I expected the deployment to create a new revision of my service on Google Cloud Run and for that revision to be ready to serve traffic without any issues.

However, what actually resulted is an error during deployment with the following message:

Deployment failed
ERROR: (gcloud.run.services.replace) Revision 'example-on-docker-00001-nl7' is not ready and cannot serve traffic. The user-provided container failed to start and listen on the port defined provided by the PORT=8080 environment variable. Logs for this revision might contain more information.

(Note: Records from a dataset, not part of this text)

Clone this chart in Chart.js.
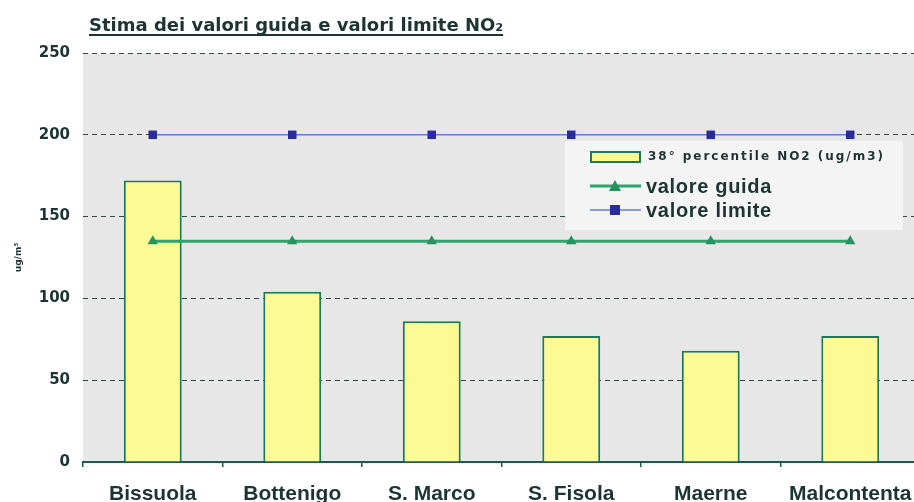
<!DOCTYPE html>
<html>
<head>
<meta charset="utf-8">
<script src="https://cdn.jsdelivr.net/npm/chart.js@4"></script>
<style>
  html, body { margin: 0; padding: 0; background: #fff; overflow: hidden; }
  canvas { display: block; }
</style>
</head>
<body>
<canvas id="c" width="926" height="502"></canvas>
<script>
// Stazioni di misura
const categories = ['Bissuola', 'Bottenigo', 'S. Marco', 'S. Fisola', 'Maerne', 'Malcontenta'];
// 98° percentile NO2 (ug/m3)
const percentile98 = [172, 104, 86, 77, 68, 77];
// Valore guida e valore limite
const valoreGuida = [135, 135, 135, 135, 135, 135];
const valoreLimite = [200, 200, 200, 200, 200, 200];
const yMin = 0, yMax = 250, yStep = 50;

const titleText = 'Stima dei valori guida e valori limite NO\u2082';
const legendLabels = ['38\u00b0 percentile NO2 (ug/m3)', 'valore guida', 'valore limite'];

const INK = '#1c3532';

// Testo su canvas allargato fino a una larghezza data tramite spaziatura lettere
function fillSpaced(ctx, text, x, y, width) {
  ctx.letterSpacing = '0px';
  const w = ctx.measureText(text).width;
  const extra = Math.max(0, (width - w) / text.length);
  ctx.letterSpacing = extra.toFixed(2) + 'px';
  ctx.fillText(text, x, y);
  ctx.letterSpacing = '0px';
  return Math.max(w, width);
}

// Sfondo grigio dell'area del grafico
const plotBackground = {
  id: 'plotBackground',
  beforeDraw(chart) {
    const { ctx, chartArea: a } = chart;
    ctx.save();
    ctx.fillStyle = '#e6e7e6';
    ctx.fillRect(a.left, a.top, a.right - a.left, a.bottom - a.top);
    ctx.restore();
  }
};

// Titolo sottolineato in alto a sinistra
const underlinedTitle = {
  id: 'underlinedTitle',
  afterDraw(chart) {
    const ctx = chart.ctx;
    ctx.save();
    ctx.font = 'bold 18px "DejaVu Sans", sans-serif';
    ctx.fillStyle = INK;
    ctx.textBaseline = 'alphabetic';
    ctx.textAlign = 'left';
    const x = 89, y = 31;
    const w = fillSpaced(ctx, titleText, x, y, 410);
    ctx.strokeStyle = INK;
    ctx.lineWidth = 1.8;
    ctx.beginPath();
    ctx.moveTo(x, y + 4);
    ctx.lineTo(x + w, y + 4);
    ctx.stroke();
    ctx.restore();
  }
};

// Legenda in un riquadro chiaro dentro l'area del grafico
const boxLegend = {
  id: 'boxLegend',
  beforeDatasetsDraw(chart) {
    const ctx = chart.ctx;
    const ds = chart.data.datasets;
    ctx.save();
    ctx.fillStyle = '#f3f4f3';
    ctx.fillRect(565, 141, 338, 89);

    // barra
    ctx.fillStyle = ds[0].backgroundColor;
    ctx.strokeStyle = ds[0].borderColor;
    ctx.lineWidth = 2;
    ctx.fillRect(591, 152, 49, 10);
    ctx.strokeRect(591, 152, 49, 10);
    ctx.fillStyle = INK;
    ctx.textBaseline = 'middle';
    ctx.font = 'bold 12px "DejaVu Sans", sans-serif';
    fillSpaced(ctx, legendLabels[0], 648, 157, 237);

    // linee con marcatori
    const rows = [[ds[1], 186], [ds[2], 210]];
    rows.forEach(([d, y], i) => {
      ctx.strokeStyle = d.borderColor;
      ctx.lineWidth = d.borderWidth;
      ctx.beginPath();
      ctx.moveTo(590, y);
      ctx.lineTo(641, y);
      ctx.stroke();
      ctx.fillStyle = d.pointBackgroundColor;
      if (d.pointStyle === 'triangle') {
        ctx.beginPath();
        ctx.moveTo(615, y - 6);
        ctx.lineTo(621, y + 5);
        ctx.lineTo(609, y + 5);
        ctx.closePath();
        ctx.fill();
      } else {
        ctx.fillRect(610, y - 5, 10, 10);
      }
      ctx.fillStyle = INK;
      ctx.font = 'bold 20px "Liberation Sans", Arial, sans-serif';
      fillSpaced(ctx, legendLabels[i + 1], 646, y + 1, 126);
    });
    ctx.restore();
  }
};

new Chart(document.getElementById('c'), {
  type: 'bar',
  data: {
    labels: categories,
    datasets: [
      {
        type: 'bar',
        label: legendLabels[0],
        data: percentile98,
        backgroundColor: '#fdf995',
        borderColor: '#1b7a5a',
        borderWidth: 2,
        barPercentage: 0.415,
        categoryPercentage: 1,
        order: 2
      },
      {
        type: 'line',
        label: legendLabels[1],
        data: valoreGuida,
        borderColor: '#2fa36c',
        backgroundColor: '#2fa36c',
        borderWidth: 3,
        pointStyle: 'triangle',
        pointRadius: 6,
        pointBackgroundColor: '#24935e',
        pointBorderWidth: 0,
        order: 1
      },
      {
        type: 'line',
        label: legendLabels[2],
        data: valoreLimite,
        borderColor: '#5f7de0',
        backgroundColor: '#5f7de0',
        borderWidth: 1.5,
        pointStyle: 'rect',
        pointRadius: 6,
        pointBackgroundColor: '#2a2c9e',
        pointBorderWidth: 0,
        order: 0
      }
    ]
  },
  options: {
    responsive: false,
    devicePixelRatio: 1,
    animation: false,
    layout: { padding: { top: 53, left: 0, right: 0, bottom: 0 } },
    plugins: {
      legend: { display: false },
      title: { display: false },
      tooltip: { enabled: false }
    },
    scales: {
      x: {
        offset: true,
        grid: {
          offset: true,
          drawOnChartArea: false,
          drawTicks: true,
          tickLength: 5,
          color: '#1b5a50',
          lineWidth: 1.5
        },
        border: { display: true, color: '#1b5a50', width: 2 },
        ticks: {
          color: INK,
          padding: 15,
          font: { family: '"Liberation Sans", Arial, sans-serif', size: 21, weight: 'bold' },
          maxRotation: 0,
          autoSkip: false
        },
        afterFit(s) {
          s.height = 40;
          s.paddingLeft = 0;
          s.paddingRight = 0;
        }
      },
      y: {
        min: yMin,
        max: yMax,
        ticks: {
          stepSize: yStep,
          color: INK,
          padding: 13,
          font: { family: '"DejaVu Sans", sans-serif', size: 15, weight: 'bold' }
        },
        grid: { drawTicks: false, color: '#2c4a47', lineWidth: 1 },
        border: { display: false, dash: [5, 4] },
        title: {
          display: true,
          text: 'ug/m\u00b3',
          color: INK,
          padding: { top: 13, bottom: 0 },
          font: { family: '"DejaVu Sans", sans-serif', size: 9, weight: 'bold' }
        },
        afterFit(s) {
          s.width = 83;
          s.paddingTop = 0;
          s.paddingBottom = 0;
        }
      }
    }
  },
  plugins: [plotBackground, boxLegend, underlinedTitle]
});
</script>
</body>
</html>
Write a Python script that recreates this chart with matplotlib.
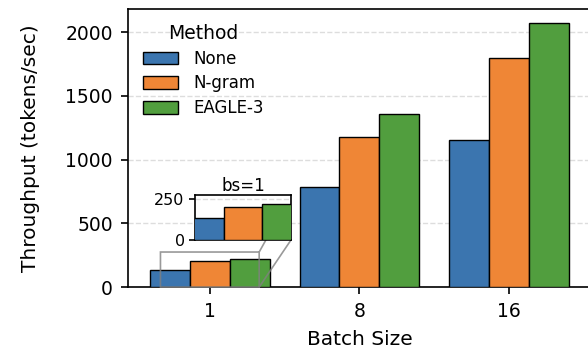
import matplotlib.pyplot as plt
import numpy as np

batch_sizes = ["1", "8", "16"]
methods = ["None", "N-gram", "EAGLE-3"]
none_vals = [135, 784, 1153]
ngram_vals = [201, 1176, 1796]
eagle_vals = [220, 1357, 2071]
colors = ["#3b75af", "#ef8636", "#519e3e"]

series = [none_vals, ngram_vals, eagle_vals]
x = np.arange(len(batch_sizes))
width = 0.8 / 3

fig = plt.figure(figsize=(5.88, 3.48), dpi=100)
ax = fig.add_axes([0.2177, 0.175, 0.787, 0.799])

for i, vals in enumerate(series):
    ax.bar(x + (i - 1) * width, vals, width, color=colors[i],
           edgecolor="black", linewidth=1.0, label=methods[i], zorder=3)

ax.set_xlim(-0.547, 2.547)
ax.set_ylim(0, 2180)
ax.set_xticks(x)
ax.set_xticklabels(batch_sizes)
ax.set_yticks([0, 500, 1000, 1500, 2000])
ax.tick_params(labelsize=13.5, width=1.2, length=5, pad=6)
ax.grid(axis="y", linestyle="--", color="#dddddd", linewidth=1.0, zorder=0)
ax.set_xlabel("Batch Size", fontsize=14.5, labelpad=6)
ax.set_ylabel("Throughput (tokens/sec)", fontsize=14.5, labelpad=18)
for s in ax.spines.values():
    s.set_linewidth(1.2)

leg = ax.legend(loc="upper left", frameon=False, title="Method",
                fontsize=12, title_fontsize=13.5, handlelength=2.1,
                handleheight=0.8, labelspacing=0.4, handletextpad=0.9,
                bbox_to_anchor=(0.0, 1.0))

# inset for bs=1
axins = ax.inset_axes([0.145, 0.169, 0.207, 0.162])
for i, vals in enumerate(series):
    axins.bar(x + (i - 1) * width, vals, width, color=colors[i],
              edgecolor="black", linewidth=1.0, zorder=3)
axins.set_xlim(-0.33, 0.33)
axins.set_ylim(0, 275)
axins.set_xticks([])
axins.set_yticks([0, 250])
axins.tick_params(labelsize=11.5, width=1.2, length=4)
axins.grid(axis="y", linestyle="--", color="#dddddd", linewidth=1.0, zorder=0)
axins.set_title("bs=1", fontsize=12, pad=1)
for s in axins.spines.values():
    s.set_linewidth(1.2)
ax.indicate_inset_zoom(axins, edgecolor="gray", alpha=0.8, linewidth=1.2)

fig.savefig("out.png", dpi=100)
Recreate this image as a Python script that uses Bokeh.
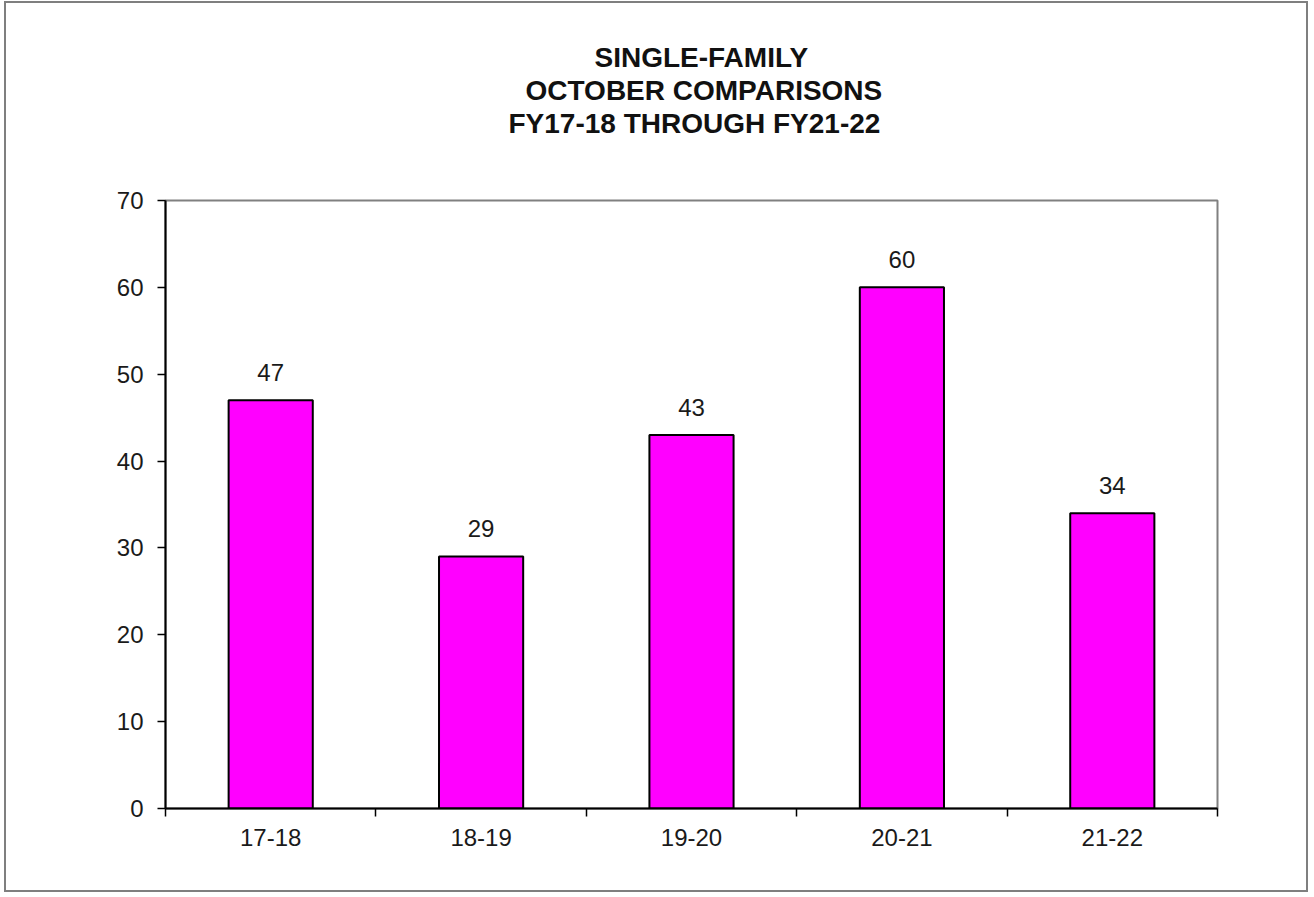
from bokeh.plotting import figure
from bokeh.models import Range1d, FixedTicker, ColumnDataSource, Title
from bokeh.core.properties import value
from bokeh.embed import file_html
from bokeh.resources import INLINE

# ---- data ----
categories = ["17-18", "18-19", "19-20", "20-21", "21-22"]
counts = [47, 29, 43, 60, 34]
y_ticks = [0, 10, 20, 30, 40, 50, 60, 70]
title_lines = ["SINGLE-FAMILY", "OCTOBER COMPARISONS", "FY17-18 THROUGH  FY21-22"]

FONT = "Liberation Sans"
xs = list(range(len(categories)))
src = ColumnDataSource(dict(x=xs, y=counts, label=[str(v) for v in counts]))

p = figure(width=1304, height=891, output_backend="svg", toolbar_location=None,
           x_range=Range1d(-0.5, len(categories) - 0.5), y_range=Range1d(0, 70),
           min_border_left=159, min_border_right=93, min_border_top=197, min_border_bottom=86)
p.styles = {"border": "2px solid #7f7f7f", "margin-left": "4px", "margin-top": "1px"}
p.title = None

# white-on-white spacer between the frame and the title block
p.add_layout(Title(text=".", standoff=41, text_font=FONT, text_font_size="28px",
                   text_color="white"), "above")

# titles: closest to the frame first (left-aligned with offsets so they centre like the original)
title_offsets = [343, 360, 429]
for line, off in zip(reversed(title_lines), title_offsets):
    t = Title(text=line, align="left", text_font=FONT, text_font_size="28px",
              text_font_style="bold", text_color="#111111",
              standoff=0, offset=off)
    p.add_layout(t, "above")

p.xgrid.visible = False
p.ygrid.visible = False
p.outline_line_color = "#808080"
p.outline_line_width = 2

p.vbar(x="x", top="y", width=0.4, source=src, fill_color="#FF00FF",
       line_color="black", line_width=2)
p.text(x="x", y="y", text="label", source=src, text_align="center",
       text_baseline="alphabetic", y_offset=-28, text_font=value(FONT),
       text_font_size="24px", text_color="#1a1a1a")

xa = p.xaxis[0]
xa.ticker = FixedTicker(ticks=xs, minor_ticks=[i - 0.5 for i in range(len(categories) + 1)])
xa.major_label_overrides = {i: c for i, c in enumerate(categories)}
xa.major_tick_out = 0
xa.major_tick_in = 0
xa.minor_tick_out = 8
xa.minor_tick_in = 0
xa.minor_tick_line_color = "black"
xa.minor_tick_line_width = 1.5
xa.axis_line_color = "black"
xa.axis_line_width = 2
xa.major_label_text_font = FONT
xa.major_label_text_font_size = "24px"
xa.major_label_text_color = "#1a1a1a"
xa.major_label_standoff = 12

ya = p.yaxis[0]
ya.ticker = FixedTicker(ticks=y_ticks, minor_ticks=[])
ya.major_tick_out = 8
ya.major_tick_in = 0
ya.major_tick_line_color = "black"
ya.major_tick_line_width = 1.5
ya.minor_tick_line_color = None
ya.axis_line_color = "black"
ya.axis_line_width = 2
ya.major_label_text_font = FONT
ya.major_label_text_font_size = "24px"
ya.major_label_text_color = "#1a1a1a"
ya.major_label_standoff = 14

open("out.html", "w").write(file_html(p, INLINE))
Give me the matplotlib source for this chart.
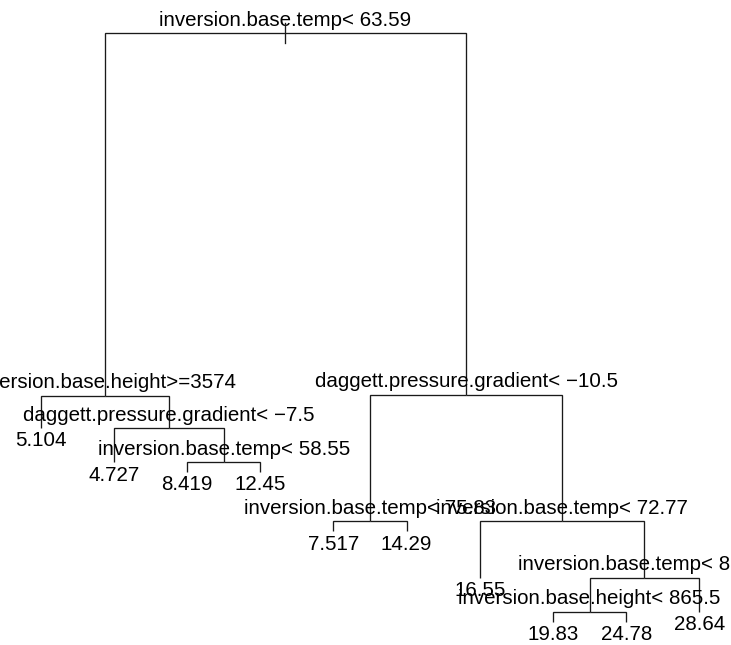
import matplotlib
matplotlib.use("Agg")
import matplotlib.pyplot as plt
import matplotlib.lines as mlines

# Regression tree: node ids follow rpart numbering (children of n are 2n, 2n+1)
split_nodes = [1, 2, 3, 5, 11, 6, 7, 15, 30]
split_labels = [
    "inversion.base.temp< 63.59",
    "inversion.base.height>=3574",
    "daggett.pressure.gradient< \u221210.5",
    "daggett.pressure.gradient< \u22127.5",
    "inversion.base.temp< 58.55",
    "inversion.base.temp< 75.83",
    "inversion.base.temp< 72.77",
    "inversion.base.temp< 81.79",
    "inversion.base.height< 865.5",
]
leaf_nodes = [4, 10, 22, 23, 12, 13, 14, 60, 61, 31]
leaf_values = ["5.104", "4.727", "8.419", "12.45", "7.517", "14.29",
               "16.55", "19.83", "24.78", "28.64"]

# Node heights (deviance scale, root = 1, deepest leaf = 0)
node_ids = [1, 2, 3, 4, 5, 10, 11, 22, 23, 6, 12, 13, 7, 14, 15, 30, 31, 60, 61]
node_heights = [1.0, 0.3841, 0.3861, 0.3297, 0.3287, 0.2709, 0.2706,
                0.2549, 0.2549, 0.1711, 0.1541, 0.1541, 0.1703, 0.0748,
                0.0748, 0.0165, 0.0170, 0.0, 0.0]

height = dict(zip(node_ids, node_heights))

# horizontal positions: leaves 1..n in order, internal nodes at child midpoint
xpos = {n: i + 1 for i, n in enumerate(leaf_nodes)}


def place(n):
    if n in xpos:
        return xpos[n]
    xpos[n] = 0.5 * (place(2 * n) + place(2 * n + 1))
    return xpos[n]


place(1)

fig = plt.figure(figsize=(7.31, 6.45), dpi=100)
ax = fig.add_axes([0, 0, 1, 1])
ax.set_xlim(0.444, 10.433)
ax.set_ylim(-0.0396, 1.0566)
ax.axis("off")

lc = "#1a1a1a"
lw = 0.95
for n in node_ids:
    if n == 1:
        continue
    p = n // 2
    ax.plot([xpos[n], xpos[n], xpos[p]], [height[n], height[p], height[p]],
            color=lc, lw=lw, solid_capstyle="butt", solid_joinstyle="miter")

# root marker: short vertical tick through the root node
x0, y0 = ax.transData.transform((xpos[1], height[1]))
fig.add_artist(mlines.Line2D([x0, x0], [y0 - 10, y0 + 10], color=lc, lw=lw,
                             transform=None))

font = dict(family=["Liberation Sans", "DejaVu Sans"], size=14.75, color="black")
for n, lab in zip(split_nodes, split_labels):
    ax.annotate(lab, xy=(xpos[n], height[n]), xytext=(0, 7.5),
                textcoords="offset pixels", ha="center", va="baseline",
                annotation_clip=False, **font)
for n, lab in zip(leaf_nodes, leaf_values):
    ax.annotate(lab, xy=(xpos[n], height[n]), xytext=(0, -18.5),
                textcoords="offset pixels", ha="center", va="baseline",
                annotation_clip=False, **font)

fig.savefig("out.png", dpi=100, facecolor="white")
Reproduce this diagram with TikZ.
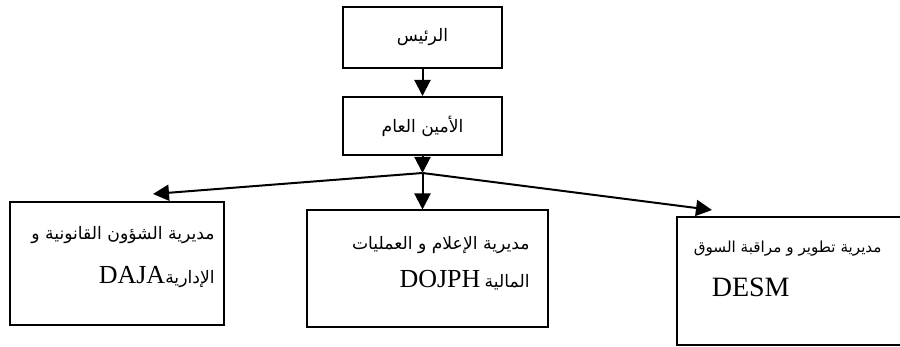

Despite my efforts to ensure correct configuration, the container within the revision fails to start and listen on the specified port (PORT=8080), preventing it from serving traffic.

I'm seeking assistance in diagnosing and resolving this issue, as I've exhausted my initial troubleshooting steps and need further guidance to identify the root cause and fix the problem.


Solution

  • To troubleshoot you need to take these steps:

    1. try deploying each WEB sidecar separately on Cloud Run to ensure they start and serve traffic on their own, to confirm they are running.
    2. check Logs produces, they always contain a hint.
    3. when using sidecars, for ingress containers you might want to set depends-on param to ensure proper order how containers are started.
    4. the startup probe should be reasonable long to catch any slow starts.
    5. ensure the ingress container uses localhost:sidecarPort paths to address requests to sidecars.
    6. if you use a domain specific upstream, you need to add resolver 169.254.169.254 most probably to nginx config.

    I would increase the failureTreshold from 1 to something like 10, and would put a 1 second timeout.

    Number of times to retry the probe before marking the container as Unready.